___ Available data

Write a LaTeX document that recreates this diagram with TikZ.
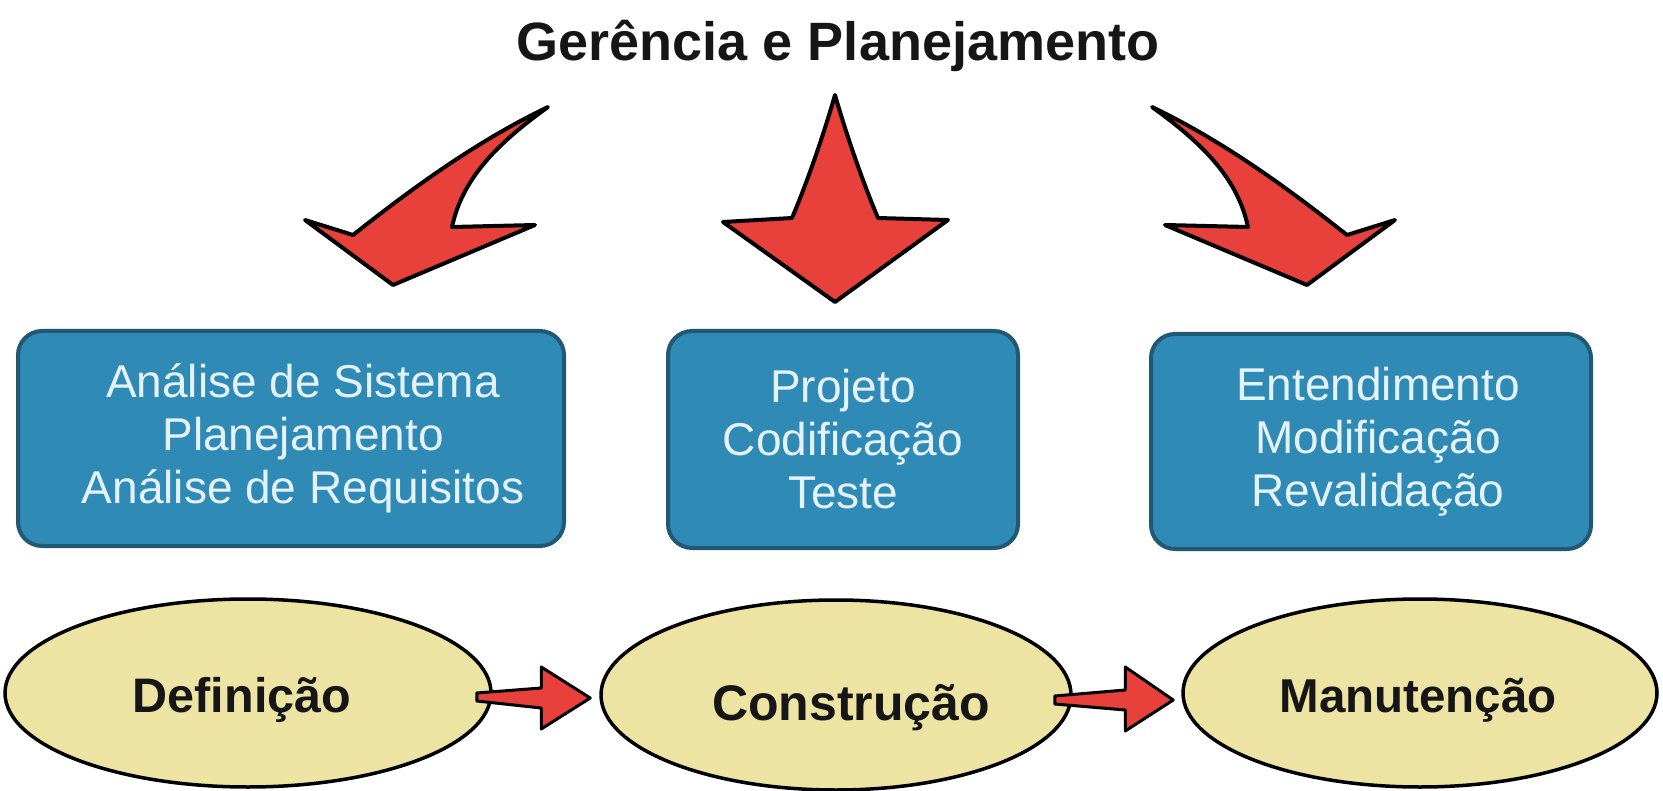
\documentclass[tikz,border=0pt]{standalone}
\usepackage{fontspec}
\setmainfont{Liberation Sans}
\usetikzlibrary{calc,shapes.geometric}
\definecolor{arrowred}{RGB}{232,64,58}
\definecolor{boxfill}{RGB}{47,138,181}
\definecolor{boxline}{RGB}{33,88,118}
\definecolor{boxtext}{RGB}{228,242,252}
\definecolor{ellfill}{RGB}{237,228,164}
\definecolor{inktext}{RGB}{22,22,22}
\tikzset{
  titletext/.style={font=\fontsize{54}{62}\selectfont\bfseries, text=inktext},
  phasebox/.style={draw=boxline, line width=4pt, fill=boxfill, rounded corners=24pt,
    inner sep=0pt},
  boxlabel/.style={align=center, text=boxtext, font=\fontsize{46}{53}\selectfont, inner sep=0pt},
  phaseell/.style={ellipse, draw=black, line width=3.5pt, fill=ellfill, inner sep=0pt},
  elltext/.style={text=inktext, inner sep=0pt},
  bigarrow/.style={draw=black, line width=4pt, fill=arrowred, line join=round},
  smallarrow/.style={draw=black, line width=3pt, fill=arrowred, line join=round}
}
\begin{document}
\begin{tikzpicture}[x=1pt,y=-1pt]
\useasboundingbox (0,0) rectangle (1663,791);

% title
\node[titletext, anchor=base] (title) at (838,61) {Gerência e Planejamento};

% big arrows
\filldraw[bigarrow] (548,107) .. controls (475,142) and (410,190) .. (353,235)
  -- (305,220) -- (393,285) -- (535,225) -- (452,227)
  .. controls (462,180) and (495,145) .. (548,107) -- cycle;
\filldraw[bigarrow] (835,95) .. controls (822,140) and (806,185) .. (792,218)
  -- (723,222) -- (835,302) -- (948,220) -- (878,218)
  .. controls (864,185) and (848,140) .. (835,95) -- cycle;
\filldraw[bigarrow] (1152,107) .. controls (1225,142) and (1290,190) .. (1347,235)
  -- (1395,220) -- (1307,285) -- (1165,225) -- (1248,227)
  .. controls (1238,180) and (1205,145) .. (1152,107) -- cycle;

% boxes
\node[phasebox, minimum width=546pt, minimum height=215pt] (b1) at (291,438.5) {};
\node[phasebox, minimum width=350pt, minimum height=217pt] (b2) at (843,439.5) {};
\node[phasebox, minimum width=440pt, minimum height=215pt] (b3) at (1371,441.5) {};
\node[boxlabel] (bt1) at ($(b1.center)+(12,0)$) {Análise de Sistema\\Planejamento\\Análise de Requisitos};
\node[boxlabel] (bt2) at ($(b2.center)+(0,0)$) {Projeto\\Codificação\\Teste};
\node[boxlabel] (bt3) at ($(b3.center)+(7,0)$) {Entendimento\\Modificação\\Revalidação};

% ellipses
\node[phaseell, minimum width=486pt, minimum height=188pt] (e1) at (248,693) {};
\node[phaseell, minimum width=470pt, minimum height=190pt] (e2) at (836,695) {};
\node[phaseell, minimum width=474pt, minimum height=188pt] (e3) at (1420,693) {};
\node[elltext, anchor=base, font=\fontsize{48.5}{56}\selectfont\bfseries] (l1) at (242,712) {Definição};
\node[elltext, anchor=base, font=\fontsize{50}{58}\selectfont\bfseries] (l2) at (851,720) {Construção};
\node[elltext, anchor=base, font=\fontsize{47.5}{54}\selectfont\bfseries] (l3) at (1418,712) {Manutenção};

% small arrows between ellipses
\coordinate (s1) at ($(e1.east)+(-16,4)$);
\coordinate (t1) at ($(e2.west)+(-9,3)$);
\filldraw[smallarrow] ($(s1)+(0,-4)$) -- ($(t1)+(-49,-10)$) -- ($(t1)+(-49,-31)$) -- (t1)
  -- ($(t1)+(-49,31)$) -- ($(t1)+(-49,10)$) -- ($(s1)+(0,4)$) -- cycle;
\coordinate (s2) at ($(e2.east)+(-18,5)$);
\coordinate (t2) at ($(e3.west)+(-8,7)$);
\filldraw[smallarrow] ($(s2)+(0,-4)$) -- ($(t2)+(-48,-10)$) -- ($(t2)+(-48,-33)$) -- (t2)
  -- ($(t2)+(-48,31)$) -- ($(t2)+(-48,10)$) -- ($(s2)+(0,4)$) -- cycle;
\end{tikzpicture}
\end{document}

______

Given problem. Please set down each line of the data above exactly as written, without the pictures.

Reply to the task.
Write a LaTeX document that recreates this diagram with TikZ.
\documentclass[tikz,border=0pt]{standalone}
\usepackage{fontspec}
\setmainfont{Liberation Sans}
\usetikzlibrary{calc,shapes.geometric}
\definecolor{arrowred}{RGB}{232,64,58}
\definecolor{boxfill}{RGB}{47,138,181}
\definecolor{boxline}{RGB}{33,88,118}
\definecolor{boxtext}{RGB}{228,242,252}
\definecolor{ellfill}{RGB}{237,228,164}
\definecolor{inktext}{RGB}{22,22,22}
\tikzset{
  titletext/.style={font=\fontsize{54}{62}\selectfont\bfseries, text=inktext},
  phasebox/.style={draw=boxline, line width=4pt, fill=boxfill, rounded corners=24pt,
    inner sep=0pt},
  boxlabel/.style={align=center, text=boxtext, font=\fontsize{46}{53}\selectfont, inner sep=0pt},
  phaseell/.style={ellipse, draw=black, line width=3.5pt, fill=ellfill, inner sep=0pt},
  elltext/.style={text=inktext, inner sep=0pt},
  bigarrow/.style={draw=black, line width=4pt, fill=arrowred, line join=round},
  smallarrow/.style={draw=black, line width=3pt, fill=arrowred, line join=round}
}
\begin{document}
\begin{tikzpicture}[x=1pt,y=-1pt]
\useasboundingbox (0,0) rectangle (1663,791);

% title
\node[titletext, anchor=base] (title) at (838,61) {Gerência e Planejamento};

% big arrows
\filldraw[bigarrow] (548,107) .. controls (475,142) and (410,190) .. (353,235)
  -- (305,220) -- (393,285) -- (535,225) -- (452,227)
  .. controls (462,180) and (495,145) .. (548,107) -- cycle;
\filldraw[bigarrow] (835,95) .. controls (822,140) and (806,185) .. (792,218)
  -- (723,222) -- (835,302) -- (948,220) -- (878,218)
  .. controls (864,185) and (848,140) .. (835,95) -- cycle;
\filldraw[bigarrow] (1152,107) .. controls (1225,142) and (1290,190) .. (1347,235)
  -- (1395,220) -- (1307,285) -- (1165,225) -- (1248,227)
  .. controls (1238,180) and (1205,145) .. (1152,107) -- cycle;

% boxes
\node[phasebox, minimum width=546pt, minimum height=215pt] (b1) at (291,438.5) {};
\node[phasebox, minimum width=350pt, minimum height=217pt] (b2) at (843,439.5) {};
\node[phasebox, minimum width=440pt, minimum height=215pt] (b3) at (1371,441.5) {};
\node[boxlabel] (bt1) at ($(b1.center)+(12,0)$) {Análise de Sistema\\Planejamento\\Análise de Requisitos};
\node[boxlabel] (bt2) at ($(b2.center)+(0,0)$) {Projeto\\Codificação\\Teste};
\node[boxlabel] (bt3) at ($(b3.center)+(7,0)$) {Entendimento\\Modificação\\Revalidação};

% ellipses
\node[phaseell, minimum width=486pt, minimum height=188pt] (e1) at (248,693) {};
\node[phaseell, minimum width=470pt, minimum height=190pt] (e2) at (836,695) {};
\node[phaseell, minimum width=474pt, minimum height=188pt] (e3) at (1420,693) {};
\node[elltext, anchor=base, font=\fontsize{48.5}{56}\selectfont\bfseries] (l1) at (242,712) {Definição};
\node[elltext, anchor=base, font=\fontsize{50}{58}\selectfont\bfseries] (l2) at (851,720) {Construção};
\node[elltext, anchor=base, font=\fontsize{47.5}{54}\selectfont\bfseries] (l3) at (1418,712) {Manutenção};

% small arrows between ellipses
\coordinate (s1) at ($(e1.east)+(-16,4)$);
\coordinate (t1) at ($(e2.west)+(-9,3)$);
\filldraw[smallarrow] ($(s1)+(0,-4)$) -- ($(t1)+(-49,-10)$) -- ($(t1)+(-49,-31)$) -- (t1)
  -- ($(t1)+(-49,31)$) -- ($(t1)+(-49,10)$) -- ($(s1)+(0,4)$) -- cycle;
\coordinate (s2) at ($(e2.east)+(-18,5)$);
\coordinate (t2) at ($(e3.west)+(-8,7)$);
\filldraw[smallarrow] ($(s2)+(0,-4)$) -- ($(t2)+(-48,-10)$) -- ($(t2)+(-48,-33)$) -- (t2)
  -- ($(t2)+(-48,31)$) -- ($(t2)+(-48,10)$) -- ($(s2)+(0,4)$) -- cycle;
\end{tikzpicture}
\end{document}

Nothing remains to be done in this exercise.